A Tale of Crossing Guards

“My child was struck by a car while walking home from school.  Shouldn’t the City also be responsible for the accident as well as the driver of the car that struck my child for failing to provide crossing guards so children can get home safely on busy New York Streets?”

As with most questions presented, the answer really lies with the details of the accident if the City is negligent for failing to provide crossing guards. The lead case with crossing guard accidents is probably Florence v Goldberg, 44 NY2d 189 (1978).  This was a 1978 case in which a jury found the City responsible for failing to replace a civilian crossing guard assigned to a busy Brooklyn intersection who called in sick.  The 6 year old plaintiff was struck walking home.  The key fact in the case was the intersection was protected by a crossing guard for the first two weeks of school.  The plaintiff’s mother accompanied the plaintiff for the first two weeks of school.  She then accepted a job after two weeks and relied on the crossing guard to help her child get home safely.

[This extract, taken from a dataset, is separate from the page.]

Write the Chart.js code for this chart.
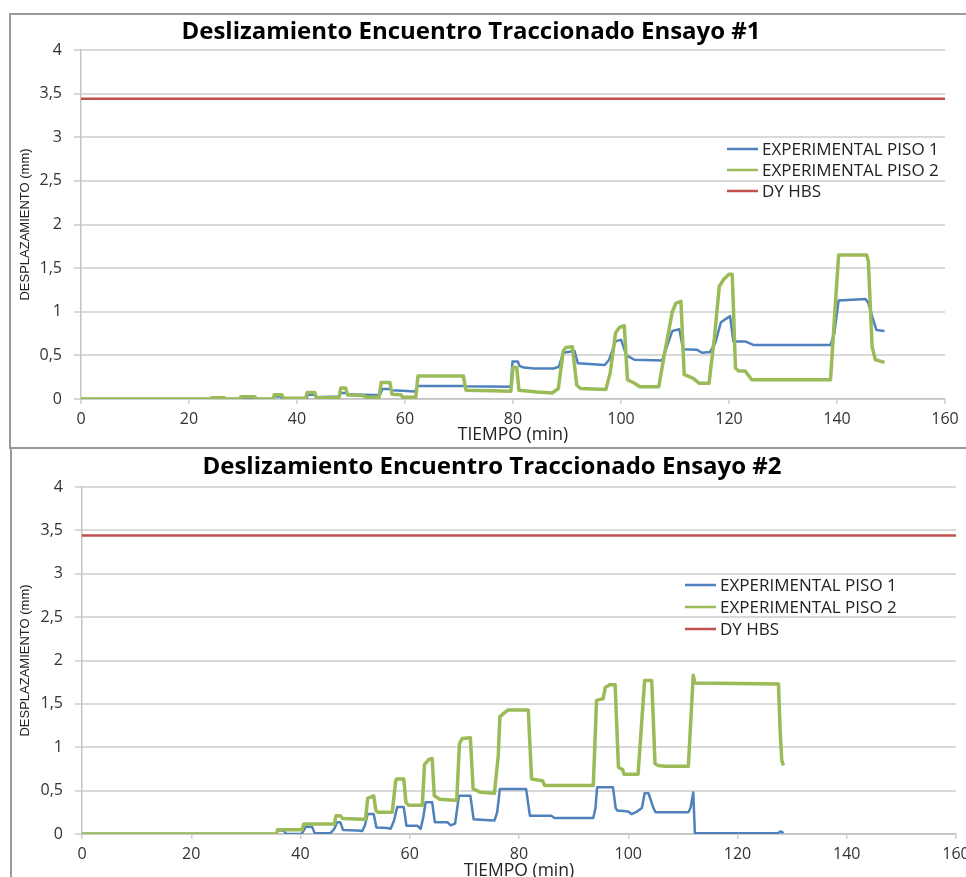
<!DOCTYPE html>
<html lang="es">
<head>
<meta charset="utf-8">
<title>Deslizamiento Encuentro Traccionado</title>
<script src="https://cdn.jsdelivr.net/npm/chart.js@4.4.1/dist/chart.umd.min.js"></script>
<style>
  html, body { margin: 0; padding: 0; background: #fff; overflow: hidden; width: 966px; height: 877px; }
  .marco { position: absolute; border: 2px solid #9a9a9a; box-sizing: border-box; }
  #marco1 { left: 9px; top: 13px; width: 1000px; height: 436px; }
  #marco2 { left: 10px; top: 447px; width: 1000px; height: 500px; }
  canvas { position: absolute; left: 0; }
  #grafico1 { top: 0; }
  #grafico2 { top: 448px; }
</style>
</head>
<body>
<div class="marco" id="marco1"></div>
<div class="marco" id="marco2"></div>
<canvas id="grafico1" width="980" height="447"></canvas>
<canvas id="grafico2" width="980" height="434"></canvas>
<script>
// Ensayo #1 - piso 1
const tiempoE1P1 = [0, 29.5, 29.6, 32, 32.2, 35.6, 35.8, 37, 37.3, 41.8, 42, 43.3, 43.5, 47.8, 48.1, 49, 49.3, 52, 54.5, 55.4,
  55.8, 57.2, 57.5, 59.5, 61.8, 62.4, 70.8, 71.2, 79.6, 79.9, 80.9, 81.2, 82, 84, 87.5, 88.5, 89.3, 91.4, 92, 97,
  97.8, 99, 100, 101, 102.5, 107.6, 108.5, 109.5, 110.8, 111.5, 114, 115, 116.5, 117.5, 118.5, 120.2, 120.8, 123, 124.5, 138.8,
  139.5, 140.3, 145.3, 145.8, 146.6, 147.3, 148.8];
const despE1P1 = [0, 0, 0.01, 0.01, 0, 0, 0.03, 0.03, 0.005, 0.01, 0.05, 0.05, 0.02, 0.03, 0.07, 0.07, 0.055, 0.05, 0.045, 0.05,
  0.115, 0.115, 0.1, 0.095, 0.085, 0.15, 0.15, 0.145, 0.14, 0.43, 0.43, 0.38, 0.36, 0.35, 0.35, 0.37, 0.53, 0.55, 0.41, 0.39,
  0.45, 0.66, 0.68, 0.5, 0.45, 0.44, 0.6, 0.78, 0.8, 0.57, 0.565, 0.53, 0.54, 0.65, 0.88, 0.95, 0.66, 0.66, 0.62, 0.62,
  0.75, 1.13, 1.145, 1.1, 0.93, 0.79, 0.78];

// Ensayo #1 - piso 2
const tiempoE1P2 = [0, 24, 24.2, 26.5, 26.8, 29.4, 29.6, 32.2, 32.5, 35.6, 35.8, 37.2, 37.5, 41.6, 41.9, 43.3, 43.6, 47.8, 48.1, 49,
  49.4, 52.2, 53, 55.2, 55.6, 57.2, 57.6, 59.2, 59.6, 62, 62.4, 70.8, 71.3, 76, 79.6, 80, 80.7, 81.1, 84.5, 87.3,
  88.4, 89.3, 89.8, 91, 91.8, 92.5, 97.2, 98, 99, 99.7, 100.6, 101.2, 102.5, 103.5, 107, 108, 109.5, 110.2, 111.1, 111.7,
  113.3, 114.5, 116.3, 117.3, 118.2, 119, 120, 120.6, 121.2, 121.8, 123, 124.2, 138.8, 139.5, 140.3, 145.5, 145.8, 146.5, 147.1, 148.8];
const despE1P2 = [0, 0, 0.015, 0.015, 0, 0, 0.025, 0.025, 0, 0, 0.05, 0.05, 0.01, 0.01, 0.075, 0.075, 0.015, 0.015, 0.125, 0.125,
  0.045, 0.04, 0.02, 0.02, 0.19, 0.19, 0.055, 0.05, 0.02, 0.02, 0.265, 0.265, 0.1, 0.095, 0.09, 0.36, 0.36, 0.1, 0.08, 0.07,
  0.12, 0.55, 0.59, 0.6, 0.16, 0.12, 0.11, 0.3, 0.76, 0.82, 0.84, 0.22, 0.18, 0.14, 0.14, 0.5, 1.0, 1.1, 1.12, 0.28,
  0.24, 0.18, 0.18, 0.7, 1.29, 1.37, 1.43, 1.43, 0.355, 0.32, 0.32, 0.22, 0.22, 0.9, 1.65, 1.65, 1.58, 0.6, 0.45, 0.42];

// Ensayo #2 - piso 1
const tiempoE2P1 = [0, 35.6, 35.8, 36.9, 37.4, 40.2, 41, 42.1, 42.6, 45.5, 46.2, 46.7, 47.3, 47.8, 50.4, 51.3, 51.8, 52.3, 53.4, 53.9,
  55.9, 56.5, 57.1, 57.7, 58.9, 59.4, 61.4, 62, 62.5, 62.9, 64.1, 64.6, 66.9, 67.5, 68.3, 69, 71.1, 71.7, 73, 75.5,
  76, 76.5, 81.3, 82, 85.9, 86.5, 93.6, 94, 94.3, 97.2, 97.7, 98, 100, 100.6, 101.5, 102.5, 103, 103.7, 104.6, 105,
  111, 111.4, 111.9, 112.2, 127.5, 127.8, 128.1, 128.4];
const despE2P1 = [0, 0, 0.04, 0.04, 0, 0, 0.085, 0.085, 0.01, 0.01, 0.06, 0.135, 0.135, 0.045, 0.04, 0.035, 0.1, 0.23, 0.23, 0.075,
  0.07, 0.06, 0.15, 0.31, 0.31, 0.095, 0.095, 0.06, 0.2, 0.365, 0.365, 0.135, 0.135, 0.1, 0.12, 0.44, 0.44, 0.17, 0.165, 0.155,
  0.25, 0.52, 0.52, 0.21, 0.21, 0.185, 0.185, 0.3, 0.54, 0.54, 0.3, 0.27, 0.26, 0.23, 0.255, 0.3, 0.47, 0.47, 0.3, 0.25,
  0.25, 0.3, 0.48, 0.01, 0.01, 0.03, 0.025, 0.01];

// Ensayo #2 - piso 2
const tiempoE2P2 = [0, 35.6, 35.8, 40.3, 40.6, 46.2, 46.5, 47.3, 47.7, 51.3, 51.9, 52.3, 53.4, 53.8, 54.2, 56.8, 57.4, 57.6, 58.9, 59.3,
  59.8, 62.3, 62.7, 63.5, 64.1, 64.5, 65.5, 68.1, 68.6, 69.1, 69.6, 71.1, 71.6, 73, 75.5, 76.2, 76.5, 77.2, 78, 81.7,
  82.3, 84.3, 84.7, 93.6, 94.2, 95.4, 95.8, 96.6, 97.6, 98.2, 99, 99.2, 101.8, 103, 104.3, 104.9, 105.5, 106.7, 111, 111.9,
  112.2, 127.5, 127.8, 128.1, 128.4];
const despE2P2 = [0, 0, 0.05, 0.05, 0.115, 0.115, 0.21, 0.21, 0.18, 0.17, 0.17, 0.41, 0.44, 0.27, 0.25, 0.25, 0.6, 0.635, 0.635, 0.365,
  0.33, 0.33, 0.8, 0.86, 0.87, 0.44, 0.4, 0.39, 0.39, 1.04, 1.1, 1.11, 0.52, 0.48, 0.47, 0.9, 1.35, 1.39, 1.43, 1.43,
  0.635, 0.615, 0.56, 0.56, 1.54, 1.56, 1.69, 1.72, 1.72, 0.77, 0.74, 0.69, 0.69, 1.77, 1.77, 0.81, 0.79, 0.78, 0.78, 1.83,
  1.74, 1.73, 1.2, 0.85, 0.79];

// limite DY HBS
const tiempoDY = [0, 160];
const despDY = [3.44, 3.44];

const etiquetas = ['EXPERIMENTAL PISO 1', 'EXPERIMENTAL PISO 2', 'DY HBS'];
const colores = ['#4F81BD', '#9BBB59', '#C0504D'];

Chart.defaults.font.family = '"Open Sans", sans-serif';
Chart.defaults.color = '#333';

function puntos(xs, ys) {
    return xs.map((x, i) => ({ x: x, y: ys[i] }));
}

const pluginTitulo = {
    id: 'tituloExcel',
    afterDraw(chart, args, opts) {
        const ctx = chart.ctx;
        ctx.save();
        ctx.font = 'bold 24px "Open Sans"';
        ctx.fillStyle = '#000';
        ctx.textAlign = 'center';
        ctx.textBaseline = 'alphabetic';
        ctx.fillText(opts.texto, opts.x, opts.y);
        ctx.restore();
    }
};

const pluginLeyenda = {
    id: 'leyendaExcel',
    afterDraw(chart, args, opts) {
        const ctx = chart.ctx, area = chart.chartArea;
        ctx.save();
        ctx.font = '17px "Open Sans"';
        ctx.textBaseline = 'middle';
        ctx.fillStyle = '#222';
        chart.data.datasets.forEach((ds, i) => {
            let x = area.left + opts.dx;
            let y = area.top + opts.dy + i * opts.paso;
            ctx.strokeStyle = ds.borderColor;
            ctx.lineWidth = 2.5;
            ctx.beginPath();
            ctx.moveTo(x, y);
            ctx.lineTo(x + 31, y);
            ctx.stroke();
            ctx.fillText(ds.label, x + 35, y + 1);
        });
        ctx.restore();
    }
};

function crearGrafico(id, p1, p2, c) {
    const ctx = document.getElementById(id).getContext('2d');
    return new Chart(ctx, {
        type: 'line',
        data: {
            datasets: [
                { label: etiquetas[0], data: p1, borderColor: colores[0], borderWidth: 2.5, order: 2 },
                { label: etiquetas[1], data: p2, borderColor: colores[1], borderWidth: 3.5, order: 1 },
                { label: etiquetas[2], data: puntos(tiempoDY, despDY), borderColor: colores[2], borderWidth: 2.5, order: 3 }
            ]
        },
        options: {
            responsive: false,
            animation: false,
            layout: { padding: { left: 0, right: c.derecha, top: c.arriba, bottom: 0 } },
            elements: { point: { radius: 0 }, line: { tension: 0, borderJoinStyle: 'round', fill: false } },
            scales: {
                x: {
                    type: 'linear', min: 0, max: 160,
                    afterFit: s => { s.height = 48; },
                    ticks: { stepSize: 20, padding: 6, color: '#333', font: { size: 16 } },
                    grid: { drawOnChartArea: false, tickLength: 5, color: '#cfcfcf', lineWidth: 1.5 },
                    border: { color: '#c4c4c4', width: 1.5 },
                    title: { display: true, text: 'TIEMPO (min)', color: '#222', font: { size: 17.5 }, padding: { top: 0, bottom: c.tituloX } }
                },
                y: {
                    min: 0, max: 4,
                    afterFit: s => { s.width = c.anchoY; },
                    ticks: { stepSize: 0.5, padding: 12, color: '#333', font: { size: 16 },
                        callback: v => String(v).replace('.', ',') },
                    grid: { color: '#d9d9d9', lineWidth: 2, tickLength: 7 },
                    border: { color: '#c4c4c4', width: 1.5 },
                    title: { display: true, text: 'DESPLAZAMIENTO (mm)', color: '#222',
                        font: { family: '"Liberation Sans"', size: 13 }, padding: { top: 18, bottom: 0 } }
                }
            },
            plugins: {
                legend: { display: false },
                title: { display: false },
                tooltip: { enabled: false },
                tituloExcel: { texto: c.titulo, x: c.tx, y: c.ty },
                leyendaExcel: { dx: c.ldx, dy: c.ldy, paso: c.lpaso }
            }
        },
        plugins: [pluginTitulo, pluginLeyenda]
    });
}

crearGrafico('grafico1', puntos(tiempoE1P1, despE1P1), puntos(tiempoE1P2, despE1P2), {
    titulo: 'Deslizamiento Encuentro Traccionado Ensayo #1', tx: 471, ty: 39,
    arriba: 50, derecha: 35, anchoY: 81, tituloX: 1.5,
    ldx: 646, ldy: 99, lpaso: 21
});

crearGrafico('grafico2', puntos(tiempoE2P1, despE2P1), puntos(tiempoE2P2, despE2P2), {
    titulo: 'Deslizamiento Encuentro Traccionado Ensayo #2', tx: 492, ty: 26,
    arriba: 39, derecha: 24, anchoY: 82, tituloX: 0,
    ldx: 603, ldy: 98, lpaso: 22
});
</script>
</body>
</html>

The Court found that the crossing guard created a special duty of the police to insure the child would get home safely.  But the Court repeated the rule that there is no general duty to insure citizens are never the victims of accidents or crimes. Municipalities have limited resources so they are not responsible for every act violating its citizens.  A mugging victim cannot claim the City should have had more of a police presence to prevent a crime from occurring.  Similary, if an adult was struck in that busy Brooklyn intersection, there would be no claim because there was no special relationship between the vicitim and the police force.  Similarly, if the young victim in the Florence case was injured by a bandit who beat the child up or by a friend who pushed him down, there would be no claim.  The civilian crossing guard was only there to insure safety against cars in the intersection, not against all tragedies that can occurr on a City street.

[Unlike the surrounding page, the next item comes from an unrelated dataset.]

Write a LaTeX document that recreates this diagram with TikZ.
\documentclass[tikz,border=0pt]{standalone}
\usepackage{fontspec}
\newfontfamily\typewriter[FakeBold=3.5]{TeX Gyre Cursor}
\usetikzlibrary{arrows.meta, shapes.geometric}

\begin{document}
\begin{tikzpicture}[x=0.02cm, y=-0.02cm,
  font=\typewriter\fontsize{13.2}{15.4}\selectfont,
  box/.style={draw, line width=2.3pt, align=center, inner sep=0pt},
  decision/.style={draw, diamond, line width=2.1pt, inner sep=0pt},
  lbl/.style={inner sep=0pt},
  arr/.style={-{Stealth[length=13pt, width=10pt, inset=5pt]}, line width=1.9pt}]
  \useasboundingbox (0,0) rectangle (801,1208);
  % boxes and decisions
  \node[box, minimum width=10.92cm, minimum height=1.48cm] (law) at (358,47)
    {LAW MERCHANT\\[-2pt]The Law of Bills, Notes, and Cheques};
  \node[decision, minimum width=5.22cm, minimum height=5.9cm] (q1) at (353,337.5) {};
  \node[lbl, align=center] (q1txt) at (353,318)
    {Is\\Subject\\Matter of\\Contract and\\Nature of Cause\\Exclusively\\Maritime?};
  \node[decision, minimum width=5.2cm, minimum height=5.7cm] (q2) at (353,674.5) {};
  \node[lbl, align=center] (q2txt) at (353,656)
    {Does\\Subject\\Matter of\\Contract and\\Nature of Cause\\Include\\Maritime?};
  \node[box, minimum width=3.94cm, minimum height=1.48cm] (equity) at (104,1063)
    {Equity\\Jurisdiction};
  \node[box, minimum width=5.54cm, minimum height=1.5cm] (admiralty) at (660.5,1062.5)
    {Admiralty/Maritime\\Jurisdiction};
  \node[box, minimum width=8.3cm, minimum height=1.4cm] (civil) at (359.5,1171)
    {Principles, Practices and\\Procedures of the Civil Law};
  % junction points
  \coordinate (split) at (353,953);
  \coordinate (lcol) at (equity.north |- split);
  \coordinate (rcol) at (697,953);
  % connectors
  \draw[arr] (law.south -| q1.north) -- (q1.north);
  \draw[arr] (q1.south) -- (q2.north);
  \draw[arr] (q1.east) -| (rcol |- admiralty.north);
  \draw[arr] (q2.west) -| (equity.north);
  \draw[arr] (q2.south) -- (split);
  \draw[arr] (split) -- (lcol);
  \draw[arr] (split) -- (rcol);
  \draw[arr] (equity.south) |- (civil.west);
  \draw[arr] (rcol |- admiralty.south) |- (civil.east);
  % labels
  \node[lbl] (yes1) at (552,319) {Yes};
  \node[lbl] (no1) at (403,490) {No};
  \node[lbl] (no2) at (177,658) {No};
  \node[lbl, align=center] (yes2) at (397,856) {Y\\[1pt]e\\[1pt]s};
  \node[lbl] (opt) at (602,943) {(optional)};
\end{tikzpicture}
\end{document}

The question, as it is written, never states if the intersection in question was normally covered by crossing guards or not. If the intersection in question never had a crossing guard to begin with, then the City would not be responsible because no special duty existed bewteen the City and your child.

Comparative Neglience

“I was going straight at an intersection when a car suddenly turned left in front of me, damaging my car.  The police came and made out a report saying I was going straight.  But the insurance company for the driver making a left turn does not want to pay to fix my car.  Can the insurance company do this?”

The short answer is yes.

The insurance company is only obligated to make a reasonable attempt to settle a claim. This means that the insurance company can use every legal defense available to the driver they insure.

In New York, we live in a state that is governed by “comparative negligence.”  This means that the insurance company only has to pay for the damage for which their insured is legally obligated to pay.  If their insured is 100% responsible for the accident, then the insurance company must pay for 100% of the damage. If their insured is 50% responsible for the accident, then the insurance company will only pay for half of the damage.  CPLR 1411. In the case of left turn, even though a driver going straight has the right of way, the driver going straight also has an obligation to see what there is to be seen an avoid the collision.  The driver going straight may be partially at fault.  It is not clear what was told to the police nor what may have been written in accident reports sent to the insurance company.  But there are factors which could give the insurance company a reason to offer to pay less than 100% for the damage.

Collision Coverage

If you have a collision endorsement on your own car, we always advise clients to put the property damage claim through your collision endorsement.  You may not get all of your damages paid up front. But by using your collision endorsement, you allow your insurance company to fight the other insurance company on your behalf.  If your insurance company is successful fighting the other insurance company, you could get back your entire deductible.  Furthermore, your insurance company is in a much better position to fight an insurance company than you are.  If you fought this claim yourself, you would have to file a summons in court and be your own lawyer against an insurance company lawyer.  This would not be a fair fight.